“A rimarcare la costante pericolosità dell’organizzazione mafiosa, sono state registrate concrete progettualità in ordine alla pianificazione di alcune rapine (in danno di portavalori e di distributori di benzina), da commettere attraverso l’uso di armi (anche automatiche da guerra) e di esplosivo al plastico“. Lo scrivono gli inquirenti nel fermo che ha portato in manette sedici persone a Palermo per mafia e azzerato il mandamento di Tommaso Natale.
“L’intento dei vertici della famiglia mafiosa dello Zen era quello di assaltare, usando proprio le armi e l’esplosivo di cui evidentemente dispongono, un portavalori di una società di vigilanza non specificata, al fine di incamerare liquidità da riutilizzare per il sostentamento degli affiliati liberi e detenuti – dicono – analoga progettualità emergeva in danno di un distributore di benzina, che usufruisce di vigilanza armata: in tale occasione il gruppo di Cusimano non avrebbe esitato a usare le armi per neutralizzare il vigilante e rapinare l’esercizio commerciale”.
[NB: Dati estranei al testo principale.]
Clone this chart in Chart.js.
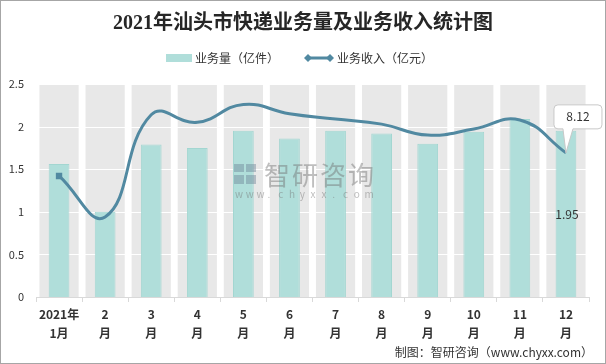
<!DOCTYPE html>
<html><head><meta charset="utf-8">
<script src="https://cdn.jsdelivr.net/npm/chart.js@4.4.1/dist/chart.umd.min.js"></script>
<style>html,body{margin:0;padding:0;background:#fff;}#wrap{width:606px;height:364px;position:relative;}</style>
</head><body><div id="wrap"><canvas id="c" width="606" height="364"></canvas></div>
<script>
const categories = [['2021年','1月'],['2','月'],['3','月'],['4','月'],['5','月'],['6','月'],['7','月'],['8','月'],['9','月'],['10','月'],['11','月'],['12','月']];
const volume = [1.56, 1.00, 1.79, 1.75, 1.95, 1.86, 1.95, 1.92, 1.80, 1.94, 2.09, 1.95];
const revenue = [6.82, 4.51, 10.27, 9.84, 10.85, 10.32, 10.03, 9.74, 9.12, 9.46, 9.97, 8.12];
const volumeName = '业务量（亿件）';
const revenueName = '业务收入（亿元）';
const titleText = '2021年汕头市快递业务量及业务收入统计图';
const sourceText = '制图：智研咨询（www.chyxx.com）';

const FONT = '"Noto Sans CJK SC", "Noto Sans", sans-serif';
Chart.defaults.font.family = FONT;
const TEAL = '#b0deda';
const LINEC = '#5189a1';

const bgPlugin = {
  id: 'bgcols',
  beforeDatasetsDraw(chart) {
    const {ctx, chartArea: a, scales: {x, y}} = chart;
    const w = (a.right - a.left) / categories.length * 0.85;
    ctx.save();
    ctx.fillStyle = '#e8e8e8';
    categories.forEach((c, i) => {
      const cx = x.getPixelForValue(i);
      ctx.fillRect(cx - w / 2, a.top, w, a.bottom - a.top);
    });
    ctx.strokeStyle = '#ffffff';
    ctx.lineWidth = 1;
    y.ticks.forEach(t => {
      if (t.value === 0) return;
      const py = Math.round(y.getPixelForValue(t.value)) + 0.5;
      ctx.beginPath(); ctx.moveTo(a.left, py); ctx.lineTo(a.right, py); ctx.stroke();
    });
    ctx.restore();
  }
};

const decoPlugin = {
  id: 'deco',
  afterDraw(chart) {
    const ctx = chart.ctx;
    ctx.save();
    // watermark
    ctx.globalAlpha = 0.45;
    ctx.fillStyle = '#6f8496';
    ctx.fillRect(234, 164, 10, 8); ctx.fillRect(246, 164, 10, 8);
    ctx.fillRect(234, 175, 10, 9); ctx.fillRect(246, 175, 10, 9);
    ctx.fillStyle = '#707070';
    ctx.font = '26px ' + FONT;
    ctx.textAlign = 'left'; ctx.textBaseline = 'middle';
    const wm = '智研咨询';
    for (let i = 0; i < wm.length; i++) ctx.fillText(wm[i], 264 + i * 28, 175);
    ctx.font = '10px ' + FONT;
    const wu = 'www.chyxx.com';
    for (let i = 0; i < wu.length; i++) ctx.fillText(wu[i], 235 + i * 10.8, 194);
    ctx.globalAlpha = 1;

    // title
    ctx.fillStyle = '#262626';
    ctx.font = 'bold 20px "Liberation Serif", ' + FONT;
    ctx.textAlign = 'center'; ctx.textBaseline = 'middle';
    ctx.fillText(titleText, 303, 24);

    // legend
    ctx.font = '12px ' + FONT;
    ctx.textAlign = 'left';
    ctx.fillStyle = TEAL;
    ctx.fillRect(166, 54, 26, 8);
    ctx.fillStyle = '#333';
    ctx.fillText(volumeName, 195, 58);
    ctx.strokeStyle = LINEC; ctx.lineWidth = 3;
    ctx.beginPath(); ctx.moveTo(307, 58); ctx.lineTo(331, 58); ctx.stroke();
    ctx.fillStyle = LINEC;
    [308, 330].forEach(dx => {
      ctx.beginPath(); ctx.moveTo(dx - 4, 58); ctx.lineTo(dx, 54); ctx.lineTo(dx + 4, 58); ctx.lineTo(dx, 62); ctx.closePath(); ctx.fill();
    });
    ctx.fillStyle = '#333';
    ctx.fillText(revenueName, 337, 58);

    // source
    ctx.textAlign = 'right';
    ctx.fillText(sourceText, 593, 352);

    // bar label for last bar
    const barMeta = chart.getDatasetMeta(0);
    const lastBar = barMeta.data[volume.length - 1];
    ctx.textAlign = 'center';
    ctx.fillStyle = '#333';
    ctx.fillText(volume[volume.length - 1].toFixed(2), lastBar.x + 1, (lastBar.y + lastBar.base) / 2 + 1);

    // callout for last line point
    const lineMeta = chart.getDatasetMeta(1);
    const p = lineMeta.data[revenue.length - 1];
    const px = p.x, py = p.y;
    const bl = px - 12, br = px + 36, bt = py - 48, bb = py - 24, r = 4;
    ctx.beginPath();
    ctx.moveTo(bl + r, bt);
    ctx.lineTo(br - r, bt); ctx.quadraticCurveTo(br, bt, br, bt + r);
    ctx.lineTo(br, bb - r); ctx.quadraticCurveTo(br, bb, br - r, bb);
    ctx.lineTo(px + 7, bb);
    ctx.lineTo(px, py);
    ctx.lineTo(px - 3, bb);
    ctx.lineTo(bl + r, bb); ctx.quadraticCurveTo(bl, bb, bl, bb - r);
    ctx.lineTo(bl, bt + r); ctx.quadraticCurveTo(bl, bt, bl + r, bt);
    ctx.closePath();
    ctx.fillStyle = '#fff'; ctx.fill();
    ctx.strokeStyle = '#c8c8c8'; ctx.lineWidth = 1; ctx.stroke();
    ctx.fillStyle = '#333';
    ctx.fillText(revenue[revenue.length - 1].toFixed(2), (bl + br) / 2, (bt + bb) / 2);

    // border
    ctx.strokeStyle = '#a6a6a6'; ctx.lineWidth = 1;
    ctx.strokeRect(0.5, 0.5, 605, 363);
    ctx.restore();
  }
};

new Chart(document.getElementById('c'), {
  data: {
    labels: categories,
    datasets: [
      {
        type: 'bar', label: volumeName, data: volume, yAxisID: 'y', order: 2,
        backgroundColor: TEAL, borderColor: '#a3d6d1', borderWidth: 1,
        barPercentage: 0.45, categoryPercentage: 1, grouped: false
      },
      {
        type: 'line', label: revenueName, data: revenue, yAxisID: 'y1', order: 1,
        borderColor: LINEC, borderWidth: 3, tension: 0.45, fill: false,
        pointStyle: 'rect', pointRadius: revenue.map((v, i) => i === 0 ? 4.5 : 0),
        pointBackgroundColor: LINEC, pointBorderColor: LINEC, pointBorderWidth: 0
      }
    ]
  },
  options: {
    responsive: false, animation: false,
    layout: {padding: {top: 84, bottom: 17.6, left: 0, right: 17}},
    plugins: {legend: {display: false}, title: {display: false}, tooltip: {enabled: false}},
    scales: {
      x: {
        offset: true,
        grid: {drawOnChartArea: false, offset: true, tickLength: 5, color: '#d9d9d9'},
        border: {color: '#d9d9d9'},
        ticks: {autoSkip: false, maxRotation: 0, padding: 3, color: '#333',
          font: {size: 12, weight: 'bold', lineHeight: 1.6}}
      },
      y: {
        min: 0, max: 2.5,
        afterFit(s) { s.width = 36; },
        grid: {display: false, drawTicks: false},
        border: {display: false},
        ticks: {stepSize: 0.5, padding: 12, color: '#333', font: {size: 11},
          callback: v => String(Math.round(v * 10) / 10)}
      },
      y1: {
        min: 0, max: 12, position: 'right', display: false
      }
    }
  },
  plugins: [bgPlugin, decoPlugin]
});
</script></body></html>
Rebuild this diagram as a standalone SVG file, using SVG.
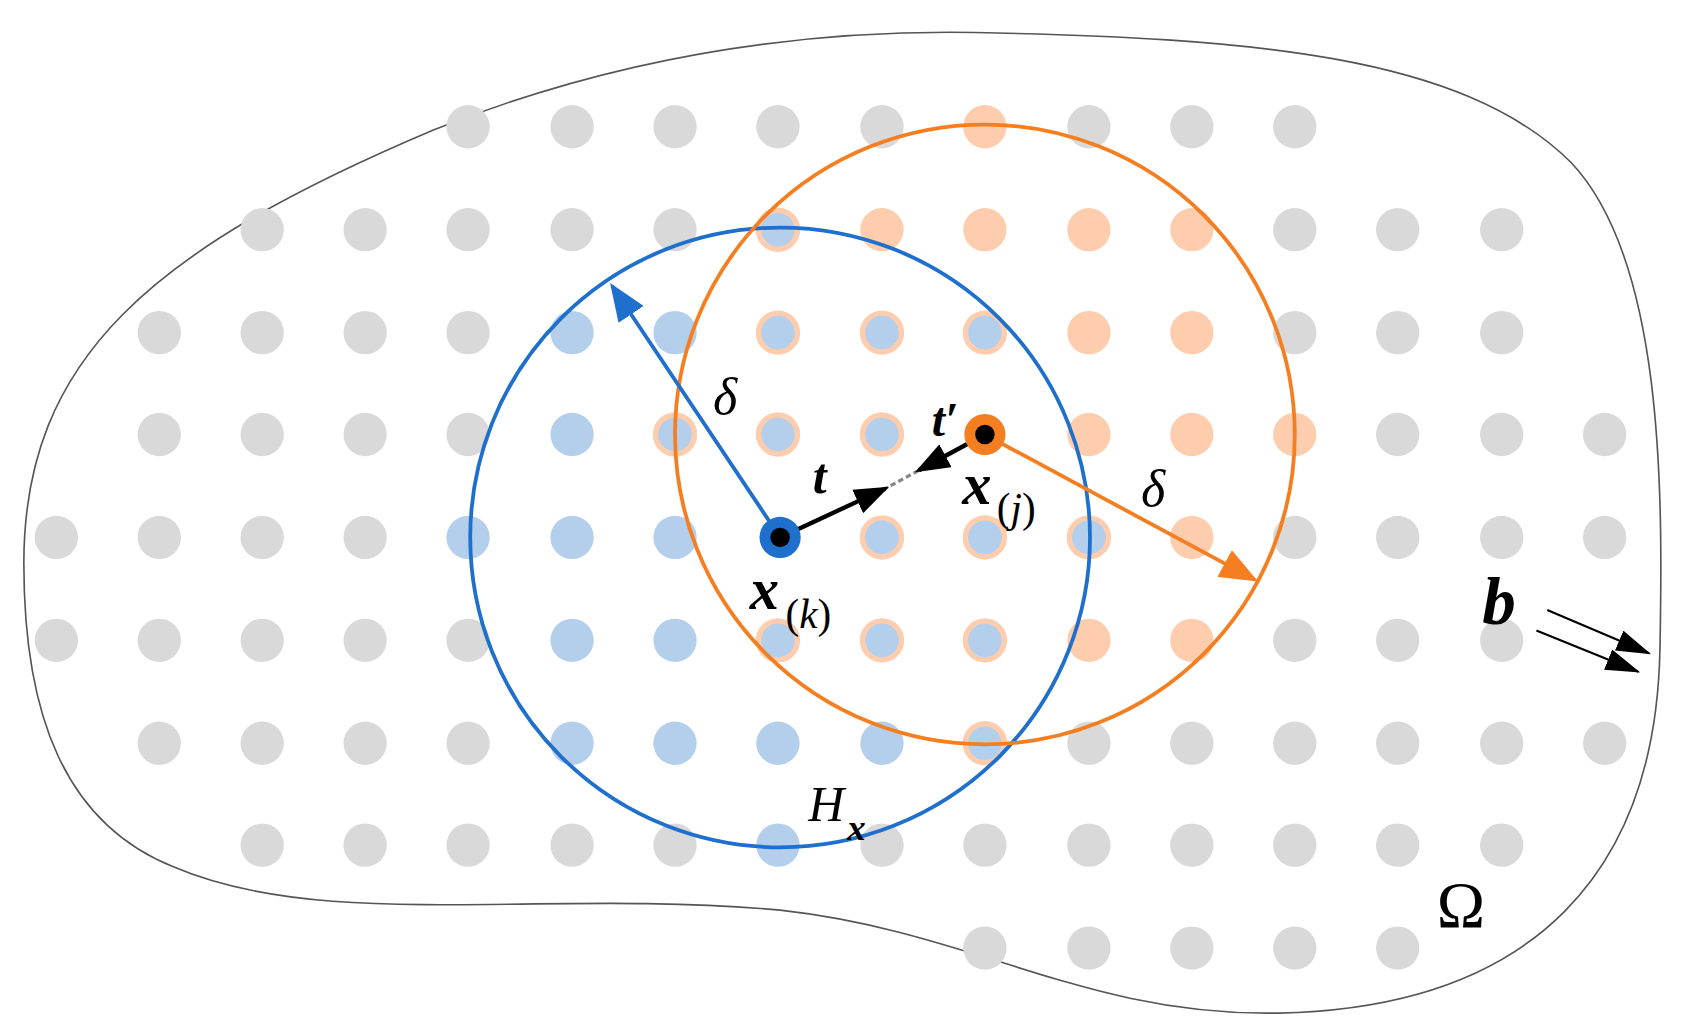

I commercianti che si opponevano al pizzo venivano “puniti” con il danneggiamento dei propri esercizi: “In tema di attività estorsive si è registrato, in tutto il territorio del mandamento, una pervicace e incisiva azione vessatoria in danno di imprenditori e commercianti, finalizzata, da una parte, a imporre i mezzi d’opera di alcuni affiliati mafiosi a tutti gli imprenditori impegnati in attività edili e dall’altra a riscuotere il pizzo, in maniera capillare, dai commercianti locali”, dicono gli investigatori. “In caso di resistenze da parte degli operatori economici, gli affiliati non hanno esitato a porre in essere danneggiamenti, anche di rilevante entità, incendiando i mezzi d’opera“. Sono state ricostruite, infatti, in maniera analitica, 13 attività estorsive aggravate dal metodo mafioso (10 consumate e 3 tentate), nonché due danneggiamenti seguiti da incendio in danno di altrettante imprese. Hanno collaborato con gli investigatori, denunciando i fatti, 5 imprenditori.
SUL GOMMONE PER NON ESSERE INTERCETTATI. I boss della nuova Cupola mafiosa di Palermo si riunivano in gommone per evitare di essere intercettati. “In Commissione un uomo d’onore viene ammazzato… se ne parla… perchè dovrebbero morire poi questi che l’hanno fatto… e vediamo se noi dobbiamo camminare storti con la ‘Cosa nostra’ o dritti. Se io t’affucu (ti strozzo, ndr) camminiamo diritti e nessuno mi può dire qualche cosa… nessuno lo farà”.
LA SFIDA A DUELLO TRA I BOSS. Una sfida a duello tra boss allo Zen di Palermo:”Fra i tanti momenti di tensione si è registrato, lo scorso settembre 2020, un grave episodio allo Zen, allorquando due gruppi armati si sono sfidati a duello – raccontano gli investigatori – i due gruppi, infatti, di cui uno composto da Andrea e Carmelo Barone appoggiati da Giuseppe Cusimano, si sono affrontati armi in pugno, in pieno giorno e sulla pubblica via, esplodendo svariati colpi di pistola che solo per un caso fortuito non hanno provocato la morte o il ferimento dei contendenti o di passanti”.
“Questi fatti, assieme ad altri episodi, hanno indotto i vertici mafiosi a prendere provvedimenti nei confronti dei riottosi, meditando la soppressione di alcuni soggetti non allineati, la cui realizzazione è stata scongiurata grazie all’opera di prevenzione degli investigatori”, spiegano gli inquirenti. Nell’ambito delle dinamiche associative si “è evidenziata la nascita di una nuova articolazione mafiosa nel mandamento di Tommaso Natale, ovvero la famiglia mafiosa di Zen-Pallavicino affidata alla gestione di Cusimano con l’aiuto di Francesco Abate”.
“Proprio tale articolazione è stata caratterizzata da problemi gestionali, dovuti all’esuberanza criminale e alla violenza di taluni gruppi di persone che, non affiliate formalmente a cosa nostra, hanno creato varie criticità sul territorio”, dicono i pm.